>> begin
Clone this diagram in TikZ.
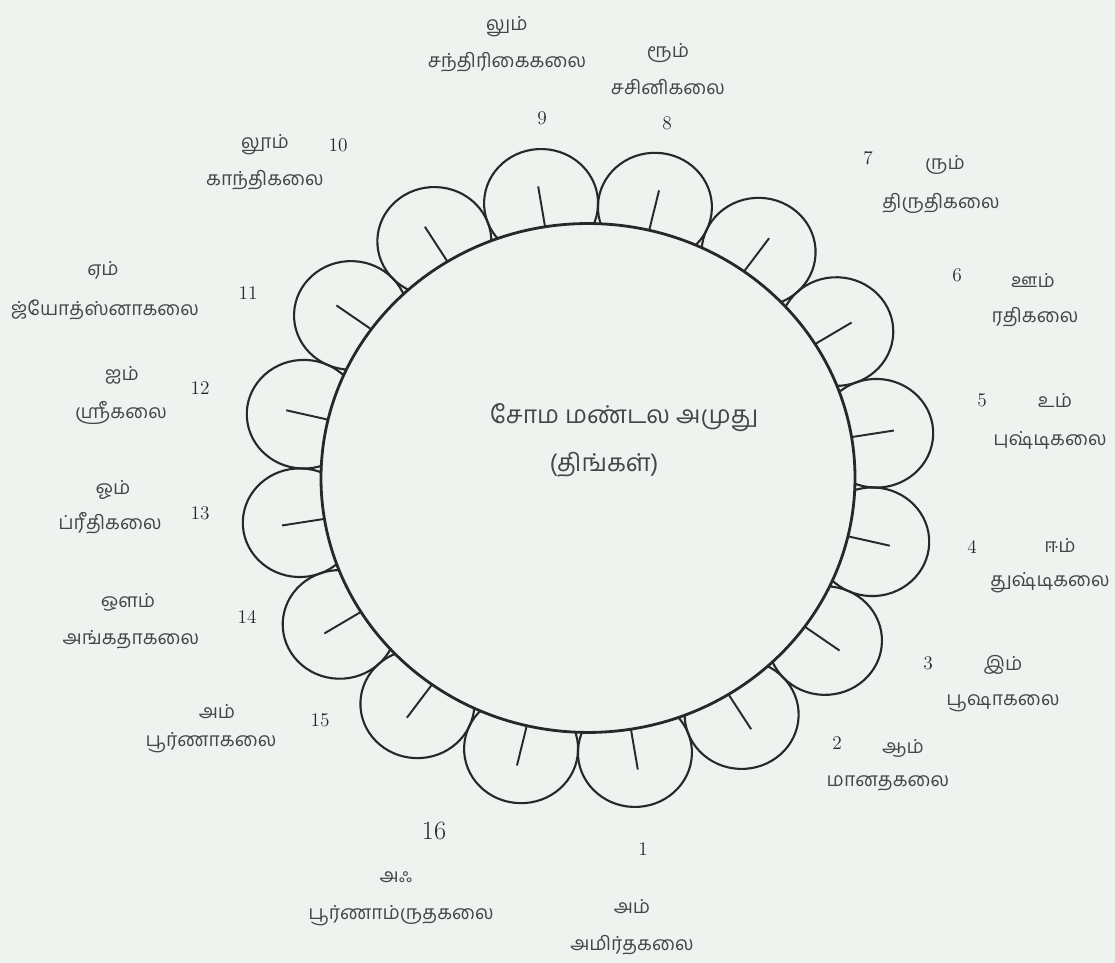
\documentclass[tikz,border=0pt]{standalone}
\usepackage{fontspec}
\newfontfamily\tamil[Script=Tamil]{Hind Madurai}
\definecolor{scanbg}{RGB}{238,243,240}
\definecolor{inkdark}{RGB}{40,40,40}
\definecolor{inkgray}{RGB}{70,70,70}
\usetikzlibrary{positioning}

\begin{document}
\begin{tikzpicture}[font=\tamil,
  petal/.style={draw=inkdark,line width=1.2pt},
  ring/.style={draw=inkdark,line width=1.6pt},
  tick/.style={draw=inkdark,line width=1.1pt},
  numtxt/.style={font=\rmfamily\fontsize{11}{13}\selectfont,text=inkdark,inner sep=1pt},
  bijatxt/.style={font=\tamil\fontsize{11}{13}\selectfont,text=inkgray,inner sep=1pt},
  kalatxt/.style={font=\tamil\fontsize{11}{13}\selectfont,text=inkgray,inner sep=1pt}]
  \fill[scanbg] (0,0) rectangle (22.3,19.26);
  \useasboundingbox (0,0) rectangle (22.3,19.26);
  % lotus: sixteen petals round the moon disc
  \begin{scope}[shift={(11.76,9.70)},yscale=0.953,rotate=-2]
    \foreach \i in {1,...,16}{
      \draw[petal] ({22.5*\i-101.25}:5.84) circle (1.14);
    }
    \fill[scanbg] (0,0) circle (5.34);
    \foreach \i in {1,...,16}{
      \draw[tick] ({22.5*\i-101.25}:5.34) -- ({22.5*\i-101.25}:6.2);
    }
    \draw[ring] (0,0) circle (5.34);
  \end{scope}
  \node[font=\tamil\fontsize{14}{16}\selectfont,text=inkgray] (mandalam) at (12.48,10.90) {சோம மண்டல அமுது};
  \node[font=\tamil\fontsize{14}{16}\selectfont,text=inkgray] (tingal) at (12.08,9.96) {(திங்கள்)};
  % petal labels: number, bija letter, kalai
  \foreach \i/\nx/\ny/\bx/\by/\kx/\ky/\bija/\kalai in {
    1/12.86/2.28/12.64/1.12/12.64/0.36/அம்/அமிர்தகலை,
    2/16.74/4.40/18.06/4.30/17.76/3.60/ஆம்/மானதகலை,
    3/18.56/6.00/20.06/5.96/20.06/5.20/இம்/பூஷாகலை,
    4/19.44/8.32/21.20/8.36/21.00/7.60/ஈம்/துஷ்டிகலை,
    5/19.64/11.26/21.10/11.26/21.00/10.46/உம்/புஷ்டிகலை,
    6/19.14/13.76/20.66/13.66/20.70/12.92/ஊம்/ரதிகலை,
    7/17.36/16.10/18.90/15.96/18.82/15.20/ரும்/திருதிகலை,
    8/13.34/16.80/13.36/18.20/13.36/17.52/ரூம்/சசினிகலை,
    9/10.84/16.90/10.14/18.72/10.14/18.02/லும்/சந்திரிகைகலை,
    10/6.76/16.36/5.30/16.36/5.30/15.66/லூம்/காந்திகலை,
    11/4.96/13.40/2.06/13.86/2.10/13.06/ஏம்/ஜ்யோத்ஸ்னாகலை,
    12/4.00/11.50/2.44/11.76/2.42/11.00/ஐம்/ஸ்ரீகலை,
    13/4.00/9.00/2.26/9.46/2.20/8.80/ஓம்/ப்ரீதிகலை,
    14/4.94/6.92/2.56/7.22/2.62/6.46/ஔம்/அங்கதாகலை,
    15/6.40/4.86/4.34/5.02/4.22/4.40/அம்/பூர்ணாகலை}{
    \node[numtxt] (num\i) at (\nx,\ny) {\i};
    \node[bijatxt] (bija\i) at (\bx,\by) {\bija};
    \node[kalatxt] (kala\i) at (\kx,\ky) {\kalai};
  }
  \node[numtxt,font=\rmfamily\fontsize{15}{17}\selectfont] (num16) at (8.68,2.64) {16};
  \node[bijatxt] (bija16) at (7.92,1.72) {அஃ};
  \node[kalatxt] (kala16) at (8.02,0.94) {பூர்ணாம்ருதகலை};
\end{tikzpicture}
\end{document}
>> end
▶ [Challenge]
Omit every picture, then reproduce the rest of the listing exactly.

▶ [Task response]
Clone this diagram in TikZ.
\documentclass[tikz,border=0pt]{standalone}
\usepackage{fontspec}
\newfontfamily\tamil[Script=Tamil]{Hind Madurai}
\definecolor{scanbg}{RGB}{238,243,240}
\definecolor{inkdark}{RGB}{40,40,40}
\definecolor{inkgray}{RGB}{70,70,70}
\usetikzlibrary{positioning}

\begin{document}
\begin{tikzpicture}[font=\tamil,
  petal/.style={draw=inkdark,line width=1.2pt},
  ring/.style={draw=inkdark,line width=1.6pt},
  tick/.style={draw=inkdark,line width=1.1pt},
  numtxt/.style={font=\rmfamily\fontsize{11}{13}\selectfont,text=inkdark,inner sep=1pt},
  bijatxt/.style={font=\tamil\fontsize{11}{13}\selectfont,text=inkgray,inner sep=1pt},
  kalatxt/.style={font=\tamil\fontsize{11}{13}\selectfont,text=inkgray,inner sep=1pt}]
  \fill[scanbg] (0,0) rectangle (22.3,19.26);
  \useasboundingbox (0,0) rectangle (22.3,19.26);
  % lotus: sixteen petals round the moon disc
  \begin{scope}[shift={(11.76,9.70)},yscale=0.953,rotate=-2]
    \foreach \i in {1,...,16}{
      \draw[petal] ({22.5*\i-101.25}:5.84) circle (1.14);
    }
    \fill[scanbg] (0,0) circle (5.34);
    \foreach \i in {1,...,16}{
      \draw[tick] ({22.5*\i-101.25}:5.34) -- ({22.5*\i-101.25}:6.2);
    }
    \draw[ring] (0,0) circle (5.34);
  \end{scope}
  \node[font=\tamil\fontsize{14}{16}\selectfont,text=inkgray] (mandalam) at (12.48,10.90) {சோம மண்டல அமுது};
  \node[font=\tamil\fontsize{14}{16}\selectfont,text=inkgray] (tingal) at (12.08,9.96) {(திங்கள்)};
  % petal labels: number, bija letter, kalai
  \foreach \i/\nx/\ny/\bx/\by/\kx/\ky/\bija/\kalai in {
    1/12.86/2.28/12.64/1.12/12.64/0.36/அம்/அமிர்தகலை,
    2/16.74/4.40/18.06/4.30/17.76/3.60/ஆம்/மானதகலை,
    3/18.56/6.00/20.06/5.96/20.06/5.20/இம்/பூஷாகலை,
    4/19.44/8.32/21.20/8.36/21.00/7.60/ஈம்/துஷ்டிகலை,
    5/19.64/11.26/21.10/11.26/21.00/10.46/உம்/புஷ்டிகலை,
    6/19.14/13.76/20.66/13.66/20.70/12.92/ஊம்/ரதிகலை,
    7/17.36/16.10/18.90/15.96/18.82/15.20/ரும்/திருதிகலை,
    8/13.34/16.80/13.36/18.20/13.36/17.52/ரூம்/சசினிகலை,
    9/10.84/16.90/10.14/18.72/10.14/18.02/லும்/சந்திரிகைகலை,
    10/6.76/16.36/5.30/16.36/5.30/15.66/லூம்/காந்திகலை,
    11/4.96/13.40/2.06/13.86/2.10/13.06/ஏம்/ஜ்யோத்ஸ்னாகலை,
    12/4.00/11.50/2.44/11.76/2.42/11.00/ஐம்/ஸ்ரீகலை,
    13/4.00/9.00/2.26/9.46/2.20/8.80/ஓம்/ப்ரீதிகலை,
    14/4.94/6.92/2.56/7.22/2.62/6.46/ஔம்/அங்கதாகலை,
    15/6.40/4.86/4.34/5.02/4.22/4.40/அம்/பூர்ணாகலை}{
    \node[numtxt] (num\i) at (\nx,\ny) {\i};
    \node[bijatxt] (bija\i) at (\bx,\by) {\bija};
    \node[kalatxt] (kala\i) at (\kx,\ky) {\kalai};
  }
  \node[numtxt,font=\rmfamily\fontsize{15}{17}\selectfont] (num16) at (8.68,2.64) {16};
  \node[bijatxt] (bija16) at (7.92,1.72) {அஃ};
  \node[kalatxt] (kala16) at (8.02,0.94) {பூர்ணாம்ருதகலை};
\end{tikzpicture}
\end{document}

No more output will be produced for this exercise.